Posted on February 13, 2011 in Russian Roulette Sunday | 3 comments

In this non-too regular, but popular, feature we take a look at some of the phrases that have led people to our site. Sometimes the phrases are pleasing, most of the time they are worrying, occasionally they’re disturbing. Above all though, they are entertaining. And, more importantly, they serve as a reminder that we are actually normal.

1. Phrases you used to find us that we found flattering:

Men

2. Phrases you used to find us that we found less flattering:

Physical embodiment of evil

Strange men at bus stops

Ginger moustache

How do I tell him I want to split up?

Weird looking penis head

3. Phrases you used to find us that we’re sorry we couldn’t help with:

Three reasons Herbert Hoover was bad

Reasons to have a bad week

Dating is like musical chairs

In how many schools in the world do they do detention?

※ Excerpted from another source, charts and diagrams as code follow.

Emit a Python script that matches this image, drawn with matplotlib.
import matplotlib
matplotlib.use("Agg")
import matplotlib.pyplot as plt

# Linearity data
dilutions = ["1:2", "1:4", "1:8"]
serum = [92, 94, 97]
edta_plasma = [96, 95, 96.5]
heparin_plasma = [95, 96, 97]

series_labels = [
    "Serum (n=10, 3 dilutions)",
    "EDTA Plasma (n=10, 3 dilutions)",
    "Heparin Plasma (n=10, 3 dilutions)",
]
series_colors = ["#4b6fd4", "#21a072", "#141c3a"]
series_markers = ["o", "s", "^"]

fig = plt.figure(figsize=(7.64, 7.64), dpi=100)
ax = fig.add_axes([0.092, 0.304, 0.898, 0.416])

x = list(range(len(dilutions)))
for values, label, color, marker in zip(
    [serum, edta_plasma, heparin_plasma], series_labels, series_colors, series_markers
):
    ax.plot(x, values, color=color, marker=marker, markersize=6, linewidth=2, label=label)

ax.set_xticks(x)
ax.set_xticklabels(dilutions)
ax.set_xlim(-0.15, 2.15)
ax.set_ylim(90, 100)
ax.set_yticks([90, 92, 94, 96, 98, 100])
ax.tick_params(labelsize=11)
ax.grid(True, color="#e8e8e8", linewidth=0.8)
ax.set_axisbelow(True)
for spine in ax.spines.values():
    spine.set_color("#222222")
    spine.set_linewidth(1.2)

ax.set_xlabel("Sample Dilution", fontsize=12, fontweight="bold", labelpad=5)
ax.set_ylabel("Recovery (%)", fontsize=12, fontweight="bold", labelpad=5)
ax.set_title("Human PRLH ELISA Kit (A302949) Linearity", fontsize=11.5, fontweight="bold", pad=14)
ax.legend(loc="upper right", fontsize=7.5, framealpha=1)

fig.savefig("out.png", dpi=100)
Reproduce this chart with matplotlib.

Three reasons you should get a kiss

Different lampshades

How do you tell if you’re going to have a hairy body?

How do I iron a shirt?

4. Phrases you used to find us that we don’t know anything about and nor do we want to:

Hairy chested sex

Boyfriend left me feeling really horny

Nachos in bed

Did Margaret Thatcher like minors?

5. Phrases you used to find us that are just plain wrong:

Hitler

Is is wrong to kiss a stranger’s cleavage?

Cross-eye sex

Women who look like horses

Why won’t my parents let me sleep with a pig?

Six Reasons

6. Phrases you used to find us that there is no earthly explanation for and that we can’t help with:

Dragons with split tongues that are alive

Reflexão sobre a vida

Three reasons why recycling is bad

Reasons to jump long

Muscle makes a face

7. Phrases you used to find us that there is no earthly explanation for but that we were able to help with:

Richard O’Hagan Facebook – He is.

Jonathan Lee Jehovah Witness – I’m not.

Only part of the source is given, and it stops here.